### [EXERCISE INSTRUCTIONS]
Type out the data exactly as given. Skip any image.

### [SUPPLIED MATERIAL]

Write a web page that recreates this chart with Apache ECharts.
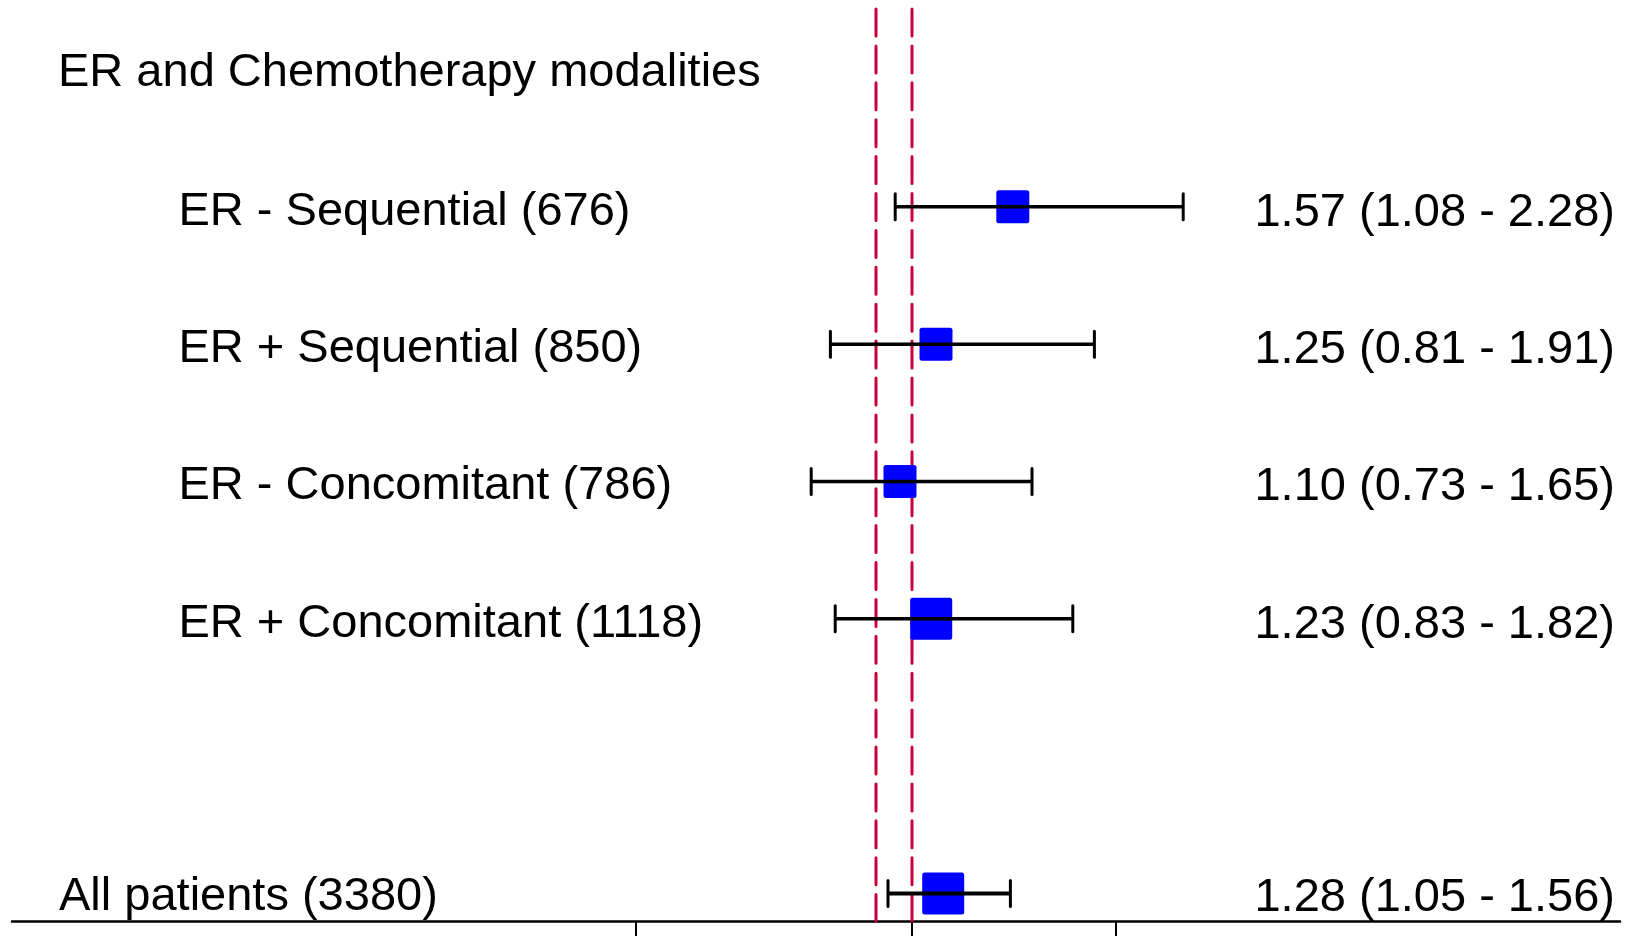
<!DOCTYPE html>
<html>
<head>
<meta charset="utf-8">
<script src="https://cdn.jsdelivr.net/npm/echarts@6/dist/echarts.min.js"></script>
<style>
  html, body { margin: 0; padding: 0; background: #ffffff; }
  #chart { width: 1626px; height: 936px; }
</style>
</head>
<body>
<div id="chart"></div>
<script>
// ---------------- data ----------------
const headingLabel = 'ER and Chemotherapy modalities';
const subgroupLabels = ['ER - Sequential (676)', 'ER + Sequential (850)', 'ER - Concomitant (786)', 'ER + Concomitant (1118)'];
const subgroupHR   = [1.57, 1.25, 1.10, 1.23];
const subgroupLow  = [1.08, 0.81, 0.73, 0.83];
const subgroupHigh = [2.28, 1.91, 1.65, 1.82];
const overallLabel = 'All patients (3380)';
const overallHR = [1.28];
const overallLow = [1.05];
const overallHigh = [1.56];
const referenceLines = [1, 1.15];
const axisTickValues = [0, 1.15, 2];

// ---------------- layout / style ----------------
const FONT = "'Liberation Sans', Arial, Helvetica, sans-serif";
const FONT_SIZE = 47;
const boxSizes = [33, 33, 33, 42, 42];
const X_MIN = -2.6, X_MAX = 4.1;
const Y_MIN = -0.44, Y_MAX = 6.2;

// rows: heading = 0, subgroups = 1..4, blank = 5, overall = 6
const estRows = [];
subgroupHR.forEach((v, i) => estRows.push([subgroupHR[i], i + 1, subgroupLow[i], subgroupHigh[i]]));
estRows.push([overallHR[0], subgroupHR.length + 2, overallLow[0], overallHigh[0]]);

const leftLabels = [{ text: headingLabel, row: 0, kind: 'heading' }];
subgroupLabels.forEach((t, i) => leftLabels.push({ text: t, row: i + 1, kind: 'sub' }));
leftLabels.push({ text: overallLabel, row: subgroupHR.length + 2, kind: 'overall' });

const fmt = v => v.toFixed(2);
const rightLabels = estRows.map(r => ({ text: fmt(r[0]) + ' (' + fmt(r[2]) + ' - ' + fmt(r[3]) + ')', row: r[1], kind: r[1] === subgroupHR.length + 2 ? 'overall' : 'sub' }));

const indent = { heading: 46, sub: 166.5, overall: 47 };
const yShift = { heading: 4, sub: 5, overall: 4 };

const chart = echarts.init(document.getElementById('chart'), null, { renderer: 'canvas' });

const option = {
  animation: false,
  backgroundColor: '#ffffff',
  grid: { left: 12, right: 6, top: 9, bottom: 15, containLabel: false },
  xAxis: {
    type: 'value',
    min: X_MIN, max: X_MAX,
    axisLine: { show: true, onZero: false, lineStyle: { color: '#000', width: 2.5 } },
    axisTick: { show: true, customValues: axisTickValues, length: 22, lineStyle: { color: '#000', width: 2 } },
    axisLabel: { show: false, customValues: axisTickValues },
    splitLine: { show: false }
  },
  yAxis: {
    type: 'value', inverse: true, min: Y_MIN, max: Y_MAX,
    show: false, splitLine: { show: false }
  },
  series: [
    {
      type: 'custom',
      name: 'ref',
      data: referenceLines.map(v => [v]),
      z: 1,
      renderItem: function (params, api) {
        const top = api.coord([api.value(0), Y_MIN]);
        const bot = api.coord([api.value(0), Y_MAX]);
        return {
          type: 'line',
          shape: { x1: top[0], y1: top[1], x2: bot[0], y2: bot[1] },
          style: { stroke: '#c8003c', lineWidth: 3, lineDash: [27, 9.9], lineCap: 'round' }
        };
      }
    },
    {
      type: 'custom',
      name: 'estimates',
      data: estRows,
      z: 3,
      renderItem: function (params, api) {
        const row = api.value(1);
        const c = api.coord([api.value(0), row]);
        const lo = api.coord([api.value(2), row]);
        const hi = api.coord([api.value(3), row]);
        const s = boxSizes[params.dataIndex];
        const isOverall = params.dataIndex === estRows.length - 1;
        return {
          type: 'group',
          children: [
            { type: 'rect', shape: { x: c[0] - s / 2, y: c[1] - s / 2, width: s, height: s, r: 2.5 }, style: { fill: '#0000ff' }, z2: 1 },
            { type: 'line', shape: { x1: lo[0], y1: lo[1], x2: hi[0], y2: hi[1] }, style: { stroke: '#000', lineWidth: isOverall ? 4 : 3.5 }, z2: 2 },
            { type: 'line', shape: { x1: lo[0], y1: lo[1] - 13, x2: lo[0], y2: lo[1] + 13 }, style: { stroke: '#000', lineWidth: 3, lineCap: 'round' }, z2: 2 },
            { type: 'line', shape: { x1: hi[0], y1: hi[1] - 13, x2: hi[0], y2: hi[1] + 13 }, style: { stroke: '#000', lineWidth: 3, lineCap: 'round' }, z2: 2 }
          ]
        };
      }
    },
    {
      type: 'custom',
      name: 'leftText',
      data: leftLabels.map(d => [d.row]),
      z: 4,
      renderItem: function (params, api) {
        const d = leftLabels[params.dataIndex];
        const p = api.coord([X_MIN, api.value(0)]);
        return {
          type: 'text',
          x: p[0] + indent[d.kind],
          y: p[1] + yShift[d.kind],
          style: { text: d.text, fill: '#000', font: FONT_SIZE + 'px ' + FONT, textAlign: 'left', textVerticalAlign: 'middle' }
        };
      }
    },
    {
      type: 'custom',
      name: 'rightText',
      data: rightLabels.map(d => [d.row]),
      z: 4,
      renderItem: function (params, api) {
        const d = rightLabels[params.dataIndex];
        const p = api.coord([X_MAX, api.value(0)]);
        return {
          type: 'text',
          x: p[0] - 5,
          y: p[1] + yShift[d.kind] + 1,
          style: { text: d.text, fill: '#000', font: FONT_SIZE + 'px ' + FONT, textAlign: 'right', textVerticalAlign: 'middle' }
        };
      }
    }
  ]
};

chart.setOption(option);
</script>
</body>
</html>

### [ANSWER TO THIS EXERCISE]
Write a web page that recreates this chart with Apache ECharts.
<!DOCTYPE html>
<html>
<head>
<meta charset="utf-8">
<script src="https://cdn.jsdelivr.net/npm/echarts@6/dist/echarts.min.js"></script>
<style>
  html, body { margin: 0; padding: 0; background: #ffffff; }
  #chart { width: 1626px; height: 936px; }
</style>
</head>
<body>
<div id="chart"></div>
<script>
// ---------------- data ----------------
const headingLabel = 'ER and Chemotherapy modalities';
const subgroupLabels = ['ER - Sequential (676)', 'ER + Sequential (850)', 'ER - Concomitant (786)', 'ER + Concomitant (1118)'];
const subgroupHR   = [1.57, 1.25, 1.10, 1.23];
const subgroupLow  = [1.08, 0.81, 0.73, 0.83];
const subgroupHigh = [2.28, 1.91, 1.65, 1.82];
const overallLabel = 'All patients (3380)';
const overallHR = [1.28];
const overallLow = [1.05];
const overallHigh = [1.56];
const referenceLines = [1, 1.15];
const axisTickValues = [0, 1.15, 2];

// ---------------- layout / style ----------------
const FONT = "'Liberation Sans', Arial, Helvetica, sans-serif";
const FONT_SIZE = 47;
const boxSizes = [33, 33, 33, 42, 42];
const X_MIN = -2.6, X_MAX = 4.1;
const Y_MIN = -0.44, Y_MAX = 6.2;

// rows: heading = 0, subgroups = 1..4, blank = 5, overall = 6
const estRows = [];
subgroupHR.forEach((v, i) => estRows.push([subgroupHR[i], i + 1, subgroupLow[i], subgroupHigh[i]]));
estRows.push([overallHR[0], subgroupHR.length + 2, overallLow[0], overallHigh[0]]);

const leftLabels = [{ text: headingLabel, row: 0, kind: 'heading' }];
subgroupLabels.forEach((t, i) => leftLabels.push({ text: t, row: i + 1, kind: 'sub' }));
leftLabels.push({ text: overallLabel, row: subgroupHR.length + 2, kind: 'overall' });

const fmt = v => v.toFixed(2);
const rightLabels = estRows.map(r => ({ text: fmt(r[0]) + ' (' + fmt(r[2]) + ' - ' + fmt(r[3]) + ')', row: r[1], kind: r[1] === subgroupHR.length + 2 ? 'overall' : 'sub' }));

const indent = { heading: 46, sub: 166.5, overall: 47 };
const yShift = { heading: 4, sub: 5, overall: 4 };

const chart = echarts.init(document.getElementById('chart'), null, { renderer: 'canvas' });

const option = {
  animation: false,
  backgroundColor: '#ffffff',
  grid: { left: 12, right: 6, top: 9, bottom: 15, containLabel: false },
  xAxis: {
    type: 'value',
    min: X_MIN, max: X_MAX,
    axisLine: { show: true, onZero: false, lineStyle: { color: '#000', width: 2.5 } },
    axisTick: { show: true, customValues: axisTickValues, length: 22, lineStyle: { color: '#000', width: 2 } },
    axisLabel: { show: false, customValues: axisTickValues },
    splitLine: { show: false }
  },
  yAxis: {
    type: 'value', inverse: true, min: Y_MIN, max: Y_MAX,
    show: false, splitLine: { show: false }
  },
  series: [
    {
      type: 'custom',
      name: 'ref',
      data: referenceLines.map(v => [v]),
      z: 1,
      renderItem: function (params, api) {
        const top = api.coord([api.value(0), Y_MIN]);
        const bot = api.coord([api.value(0), Y_MAX]);
        return {
          type: 'line',
          shape: { x1: top[0], y1: top[1], x2: bot[0], y2: bot[1] },
          style: { stroke: '#c8003c', lineWidth: 3, lineDash: [27, 9.9], lineCap: 'round' }
        };
      }
    },
    {
      type: 'custom',
      name: 'estimates',
      data: estRows,
      z: 3,
      renderItem: function (params, api) {
        const row = api.value(1);
        const c = api.coord([api.value(0), row]);
        const lo = api.coord([api.value(2), row]);
        const hi = api.coord([api.value(3), row]);
        const s = boxSizes[params.dataIndex];
        const isOverall = params.dataIndex === estRows.length - 1;
        return {
          type: 'group',
          children: [
            { type: 'rect', shape: { x: c[0] - s / 2, y: c[1] - s / 2, width: s, height: s, r: 2.5 }, style: { fill: '#0000ff' }, z2: 1 },
            { type: 'line', shape: { x1: lo[0], y1: lo[1], x2: hi[0], y2: hi[1] }, style: { stroke: '#000', lineWidth: isOverall ? 4 : 3.5 }, z2: 2 },
            { type: 'line', shape: { x1: lo[0], y1: lo[1] - 13, x2: lo[0], y2: lo[1] + 13 }, style: { stroke: '#000', lineWidth: 3, lineCap: 'round' }, z2: 2 },
            { type: 'line', shape: { x1: hi[0], y1: hi[1] - 13, x2: hi[0], y2: hi[1] + 13 }, style: { stroke: '#000', lineWidth: 3, lineCap: 'round' }, z2: 2 }
          ]
        };
      }
    },
    {
      type: 'custom',
      name: 'leftText',
      data: leftLabels.map(d => [d.row]),
      z: 4,
      renderItem: function (params, api) {
        const d = leftLabels[params.dataIndex];
        const p = api.coord([X_MIN, api.value(0)]);
        return {
          type: 'text',
          x: p[0] + indent[d.kind],
          y: p[1] + yShift[d.kind],
          style: { text: d.text, fill: '#000', font: FONT_SIZE + 'px ' + FONT, textAlign: 'left', textVerticalAlign: 'middle' }
        };
      }
    },
    {
      type: 'custom',
      name: 'rightText',
      data: rightLabels.map(d => [d.row]),
      z: 4,
      renderItem: function (params, api) {
        const d = rightLabels[params.dataIndex];
        const p = api.coord([X_MAX, api.value(0)]);
        return {
          type: 'text',
          x: p[0] - 5,
          y: p[1] + yShift[d.kind] + 1,
          style: { text: d.text, fill: '#000', font: FONT_SIZE + 'px ' + FONT, textAlign: 'right', textVerticalAlign: 'middle' }
        };
      }
    }
  ]
};

chart.setOption(option);
</script>
</body>
</html>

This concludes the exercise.